===== SUPPLIED INFORMATION
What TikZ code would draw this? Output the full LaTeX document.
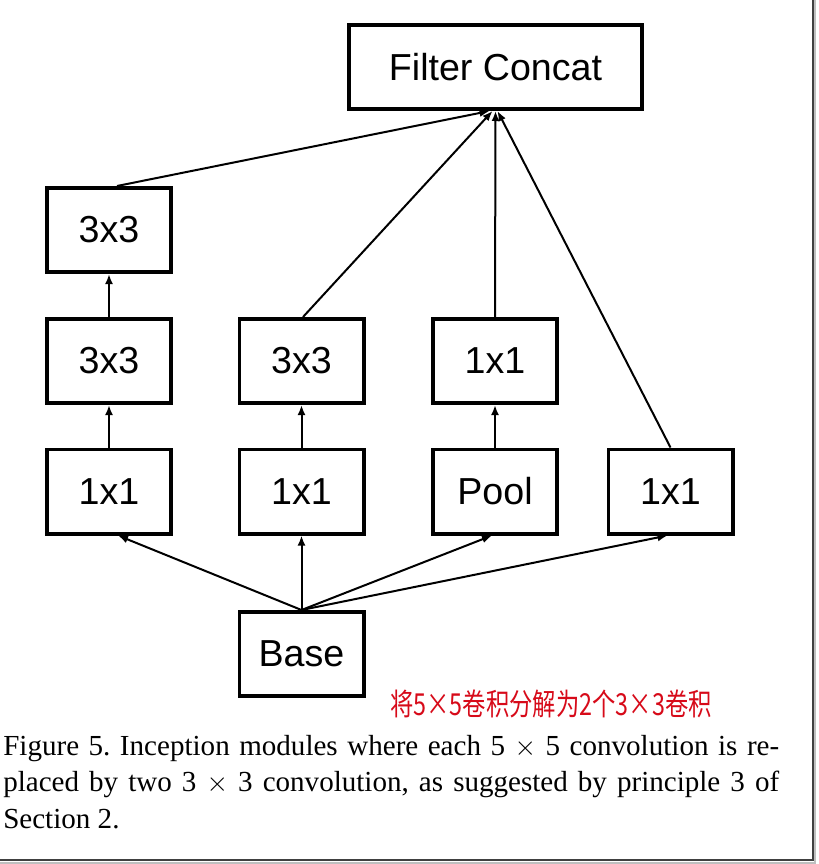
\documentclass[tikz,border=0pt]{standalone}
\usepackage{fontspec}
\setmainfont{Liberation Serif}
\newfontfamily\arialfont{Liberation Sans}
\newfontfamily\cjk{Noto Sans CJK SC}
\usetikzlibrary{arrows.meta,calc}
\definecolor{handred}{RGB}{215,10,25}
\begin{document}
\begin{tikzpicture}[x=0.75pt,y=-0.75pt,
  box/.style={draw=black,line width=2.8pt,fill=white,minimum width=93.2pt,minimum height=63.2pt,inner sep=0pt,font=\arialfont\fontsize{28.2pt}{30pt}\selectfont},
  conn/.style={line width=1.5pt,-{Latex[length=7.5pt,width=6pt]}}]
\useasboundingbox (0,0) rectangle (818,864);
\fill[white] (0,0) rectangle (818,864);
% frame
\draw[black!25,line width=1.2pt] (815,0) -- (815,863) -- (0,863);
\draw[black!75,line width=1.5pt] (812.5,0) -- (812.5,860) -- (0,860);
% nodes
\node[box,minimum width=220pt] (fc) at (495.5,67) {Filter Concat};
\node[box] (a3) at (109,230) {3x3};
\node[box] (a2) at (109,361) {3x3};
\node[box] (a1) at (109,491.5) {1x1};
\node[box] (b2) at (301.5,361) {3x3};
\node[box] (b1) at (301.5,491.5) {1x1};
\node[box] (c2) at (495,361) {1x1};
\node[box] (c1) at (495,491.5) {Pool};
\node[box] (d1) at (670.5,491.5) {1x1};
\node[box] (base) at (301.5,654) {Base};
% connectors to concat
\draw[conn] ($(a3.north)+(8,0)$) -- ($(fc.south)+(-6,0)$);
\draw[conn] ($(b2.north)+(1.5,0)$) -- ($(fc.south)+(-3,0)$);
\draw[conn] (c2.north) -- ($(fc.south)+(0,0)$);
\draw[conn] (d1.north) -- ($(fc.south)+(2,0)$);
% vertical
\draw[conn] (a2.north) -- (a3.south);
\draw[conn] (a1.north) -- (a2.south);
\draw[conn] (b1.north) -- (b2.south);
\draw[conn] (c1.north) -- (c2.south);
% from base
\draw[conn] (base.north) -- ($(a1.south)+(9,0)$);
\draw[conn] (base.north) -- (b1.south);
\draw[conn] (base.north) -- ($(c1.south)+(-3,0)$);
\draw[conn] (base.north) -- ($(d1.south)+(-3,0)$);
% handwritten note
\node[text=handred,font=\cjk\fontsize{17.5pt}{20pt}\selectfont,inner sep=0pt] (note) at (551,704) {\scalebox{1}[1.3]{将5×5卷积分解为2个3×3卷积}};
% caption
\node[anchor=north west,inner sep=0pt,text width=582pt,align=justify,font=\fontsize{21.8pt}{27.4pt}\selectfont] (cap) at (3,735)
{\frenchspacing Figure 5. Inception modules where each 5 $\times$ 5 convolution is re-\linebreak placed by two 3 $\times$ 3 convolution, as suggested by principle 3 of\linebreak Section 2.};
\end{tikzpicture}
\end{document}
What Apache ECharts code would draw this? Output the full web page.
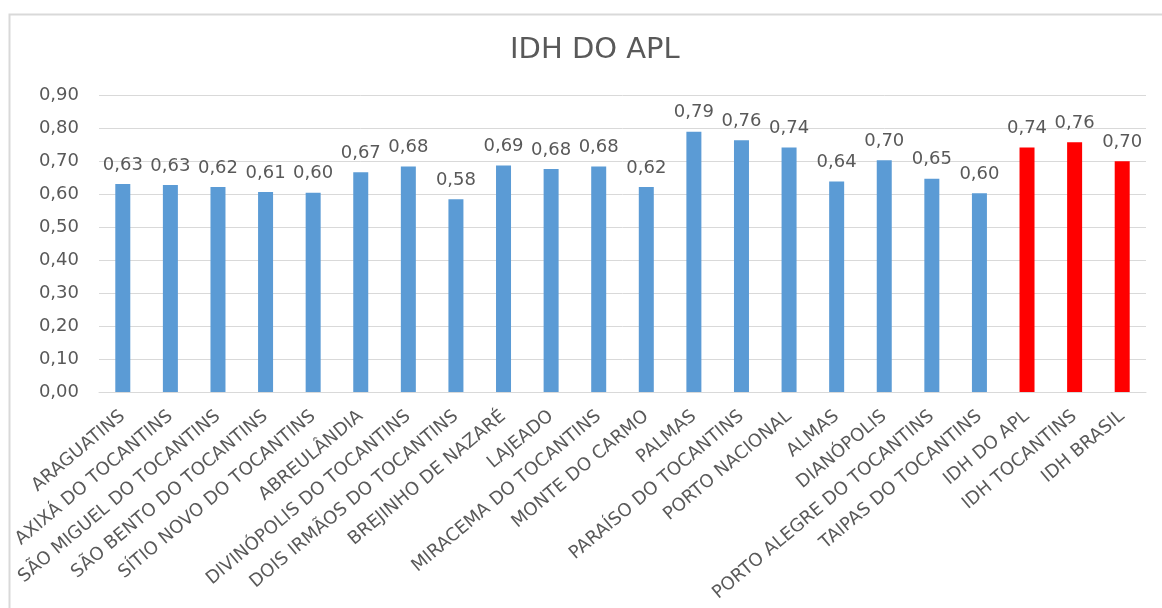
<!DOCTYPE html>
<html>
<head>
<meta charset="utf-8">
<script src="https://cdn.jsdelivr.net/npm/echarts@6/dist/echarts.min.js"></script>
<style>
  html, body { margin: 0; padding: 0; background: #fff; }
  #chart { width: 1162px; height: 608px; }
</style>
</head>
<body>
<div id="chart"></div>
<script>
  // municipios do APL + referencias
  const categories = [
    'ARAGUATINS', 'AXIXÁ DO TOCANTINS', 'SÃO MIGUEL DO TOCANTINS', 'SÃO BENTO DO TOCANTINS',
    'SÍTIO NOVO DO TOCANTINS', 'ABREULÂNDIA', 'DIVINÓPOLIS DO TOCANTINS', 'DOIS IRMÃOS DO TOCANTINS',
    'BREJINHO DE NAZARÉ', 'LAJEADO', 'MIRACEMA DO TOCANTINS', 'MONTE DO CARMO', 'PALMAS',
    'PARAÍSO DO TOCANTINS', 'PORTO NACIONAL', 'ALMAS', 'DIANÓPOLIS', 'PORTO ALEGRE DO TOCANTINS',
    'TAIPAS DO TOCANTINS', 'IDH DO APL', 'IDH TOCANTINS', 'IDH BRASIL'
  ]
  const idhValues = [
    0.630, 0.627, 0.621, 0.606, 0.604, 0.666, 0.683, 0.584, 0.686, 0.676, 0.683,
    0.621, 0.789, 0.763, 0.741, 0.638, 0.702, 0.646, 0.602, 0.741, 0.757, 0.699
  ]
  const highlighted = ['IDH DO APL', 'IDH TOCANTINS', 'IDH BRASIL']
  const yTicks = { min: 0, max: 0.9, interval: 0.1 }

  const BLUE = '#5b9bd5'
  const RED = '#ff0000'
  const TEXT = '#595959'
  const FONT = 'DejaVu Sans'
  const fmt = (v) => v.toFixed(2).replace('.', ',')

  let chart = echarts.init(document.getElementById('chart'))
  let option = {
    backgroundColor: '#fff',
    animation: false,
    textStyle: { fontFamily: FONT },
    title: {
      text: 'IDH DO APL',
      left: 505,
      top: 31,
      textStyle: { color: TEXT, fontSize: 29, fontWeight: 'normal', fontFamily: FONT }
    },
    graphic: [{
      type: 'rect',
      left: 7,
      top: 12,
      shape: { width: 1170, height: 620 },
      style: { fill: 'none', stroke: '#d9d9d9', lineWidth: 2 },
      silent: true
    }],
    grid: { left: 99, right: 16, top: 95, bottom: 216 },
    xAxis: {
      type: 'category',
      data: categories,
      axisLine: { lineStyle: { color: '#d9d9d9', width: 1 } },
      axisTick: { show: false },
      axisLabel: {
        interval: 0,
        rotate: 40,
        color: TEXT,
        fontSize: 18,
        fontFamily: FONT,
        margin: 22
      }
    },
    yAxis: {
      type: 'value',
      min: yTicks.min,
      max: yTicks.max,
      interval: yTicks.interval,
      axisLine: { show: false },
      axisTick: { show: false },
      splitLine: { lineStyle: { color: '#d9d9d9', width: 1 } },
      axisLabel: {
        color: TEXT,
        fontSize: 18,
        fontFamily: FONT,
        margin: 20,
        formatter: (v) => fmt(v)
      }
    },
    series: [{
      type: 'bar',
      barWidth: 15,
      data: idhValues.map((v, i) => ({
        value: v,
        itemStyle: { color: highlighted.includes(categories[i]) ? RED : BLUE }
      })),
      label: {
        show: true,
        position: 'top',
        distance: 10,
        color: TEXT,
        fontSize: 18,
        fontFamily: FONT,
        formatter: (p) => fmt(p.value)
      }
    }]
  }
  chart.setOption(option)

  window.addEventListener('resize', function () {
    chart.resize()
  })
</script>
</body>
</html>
==========
### OBJECTIVE
Write the records above out again exactly, with no pictures in your copy.

### FINISHED TASK
What TikZ code would draw this? Output the full LaTeX document.
\documentclass[tikz,border=0pt]{standalone}
\usepackage{fontspec}
\setmainfont{Liberation Serif}
\newfontfamily\arialfont{Liberation Sans}
\newfontfamily\cjk{Noto Sans CJK SC}
\usetikzlibrary{arrows.meta,calc}
\definecolor{handred}{RGB}{215,10,25}
\begin{document}
\begin{tikzpicture}[x=0.75pt,y=-0.75pt,
  box/.style={draw=black,line width=2.8pt,fill=white,minimum width=93.2pt,minimum height=63.2pt,inner sep=0pt,font=\arialfont\fontsize{28.2pt}{30pt}\selectfont},
  conn/.style={line width=1.5pt,-{Latex[length=7.5pt,width=6pt]}}]
\useasboundingbox (0,0) rectangle (818,864);
\fill[white] (0,0) rectangle (818,864);
% frame
\draw[black!25,line width=1.2pt] (815,0) -- (815,863) -- (0,863);
\draw[black!75,line width=1.5pt] (812.5,0) -- (812.5,860) -- (0,860);
% nodes
\node[box,minimum width=220pt] (fc) at (495.5,67) {Filter Concat};
\node[box] (a3) at (109,230) {3x3};
\node[box] (a2) at (109,361) {3x3};
\node[box] (a1) at (109,491.5) {1x1};
\node[box] (b2) at (301.5,361) {3x3};
\node[box] (b1) at (301.5,491.5) {1x1};
\node[box] (c2) at (495,361) {1x1};
\node[box] (c1) at (495,491.5) {Pool};
\node[box] (d1) at (670.5,491.5) {1x1};
\node[box] (base) at (301.5,654) {Base};
% connectors to concat
\draw[conn] ($(a3.north)+(8,0)$) -- ($(fc.south)+(-6,0)$);
\draw[conn] ($(b2.north)+(1.5,0)$) -- ($(fc.south)+(-3,0)$);
\draw[conn] (c2.north) -- ($(fc.south)+(0,0)$);
\draw[conn] (d1.north) -- ($(fc.south)+(2,0)$);
% vertical
\draw[conn] (a2.north) -- (a3.south);
\draw[conn] (a1.north) -- (a2.south);
\draw[conn] (b1.north) -- (b2.south);
\draw[conn] (c1.north) -- (c2.south);
% from base
\draw[conn] (base.north) -- ($(a1.south)+(9,0)$);
\draw[conn] (base.north) -- (b1.south);
\draw[conn] (base.north) -- ($(c1.south)+(-3,0)$);
\draw[conn] (base.north) -- ($(d1.south)+(-3,0)$);
% handwritten note
\node[text=handred,font=\cjk\fontsize{17.5pt}{20pt}\selectfont,inner sep=0pt] (note) at (551,704) {\scalebox{1}[1.3]{将5×5卷积分解为2个3×3卷积}};
% caption
\node[anchor=north west,inner sep=0pt,text width=582pt,align=justify,font=\fontsize{21.8pt}{27.4pt}\selectfont] (cap) at (3,735)
{\frenchspacing Figure 5. Inception modules where each 5 $\times$ 5 convolution is re-\linebreak placed by two 3 $\times$ 3 convolution, as suggested by principle 3 of\linebreak Section 2.};
\end{tikzpicture}
\end{document}
What Apache ECharts code would draw this? Output the full web page.
<!DOCTYPE html>
<html>
<head>
<meta charset="utf-8">
<script src="https://cdn.jsdelivr.net/npm/echarts@6/dist/echarts.min.js"></script>
<style>
  html, body { margin: 0; padding: 0; background: #fff; }
  #chart { width: 1162px; height: 608px; }
</style>
</head>
<body>
<div id="chart"></div>
<script>
  // municipios do APL + referencias
  const categories = [
    'ARAGUATINS', 'AXIXÁ DO TOCANTINS', 'SÃO MIGUEL DO TOCANTINS', 'SÃO BENTO DO TOCANTINS',
    'SÍTIO NOVO DO TOCANTINS', 'ABREULÂNDIA', 'DIVINÓPOLIS DO TOCANTINS', 'DOIS IRMÃOS DO TOCANTINS',
    'BREJINHO DE NAZARÉ', 'LAJEADO', 'MIRACEMA DO TOCANTINS', 'MONTE DO CARMO', 'PALMAS',
    'PARAÍSO DO TOCANTINS', 'PORTO NACIONAL', 'ALMAS', 'DIANÓPOLIS', 'PORTO ALEGRE DO TOCANTINS',
    'TAIPAS DO TOCANTINS', 'IDH DO APL', 'IDH TOCANTINS', 'IDH BRASIL'
  ]
  const idhValues = [
    0.630, 0.627, 0.621, 0.606, 0.604, 0.666, 0.683, 0.584, 0.686, 0.676, 0.683,
    0.621, 0.789, 0.763, 0.741, 0.638, 0.702, 0.646, 0.602, 0.741, 0.757, 0.699
  ]
  const highlighted = ['IDH DO APL', 'IDH TOCANTINS', 'IDH BRASIL']
  const yTicks = { min: 0, max: 0.9, interval: 0.1 }

  const BLUE = '#5b9bd5'
  const RED = '#ff0000'
  const TEXT = '#595959'
  const FONT = 'DejaVu Sans'
  const fmt = (v) => v.toFixed(2).replace('.', ',')

  let chart = echarts.init(document.getElementById('chart'))
  let option = {
    backgroundColor: '#fff',
    animation: false,
    textStyle: { fontFamily: FONT },
    title: {
      text: 'IDH DO APL',
      left: 505,
      top: 31,
      textStyle: { color: TEXT, fontSize: 29, fontWeight: 'normal', fontFamily: FONT }
    },
    graphic: [{
      type: 'rect',
      left: 7,
      top: 12,
      shape: { width: 1170, height: 620 },
      style: { fill: 'none', stroke: '#d9d9d9', lineWidth: 2 },
      silent: true
    }],
    grid: { left: 99, right: 16, top: 95, bottom: 216 },
    xAxis: {
      type: 'category',
      data: categories,
      axisLine: { lineStyle: { color: '#d9d9d9', width: 1 } },
      axisTick: { show: false },
      axisLabel: {
        interval: 0,
        rotate: 40,
        color: TEXT,
        fontSize: 18,
        fontFamily: FONT,
        margin: 22
      }
    },
    yAxis: {
      type: 'value',
      min: yTicks.min,
      max: yTicks.max,
      interval: yTicks.interval,
      axisLine: { show: false },
      axisTick: { show: false },
      splitLine: { lineStyle: { color: '#d9d9d9', width: 1 } },
      axisLabel: {
        color: TEXT,
        fontSize: 18,
        fontFamily: FONT,
        margin: 20,
        formatter: (v) => fmt(v)
      }
    },
    series: [{
      type: 'bar',
      barWidth: 15,
      data: idhValues.map((v, i) => ({
        value: v,
        itemStyle: { color: highlighted.includes(categories[i]) ? RED : BLUE }
      })),
      label: {
        show: true,
        position: 'top',
        distance: 10,
        color: TEXT,
        fontSize: 18,
        fontFamily: FONT,
        formatter: (p) => fmt(p.value)
      }
    }]
  }
  chart.setOption(option)

  window.addEventListener('resize', function () {
    chart.resize()
  })
</script>
</body>
</html>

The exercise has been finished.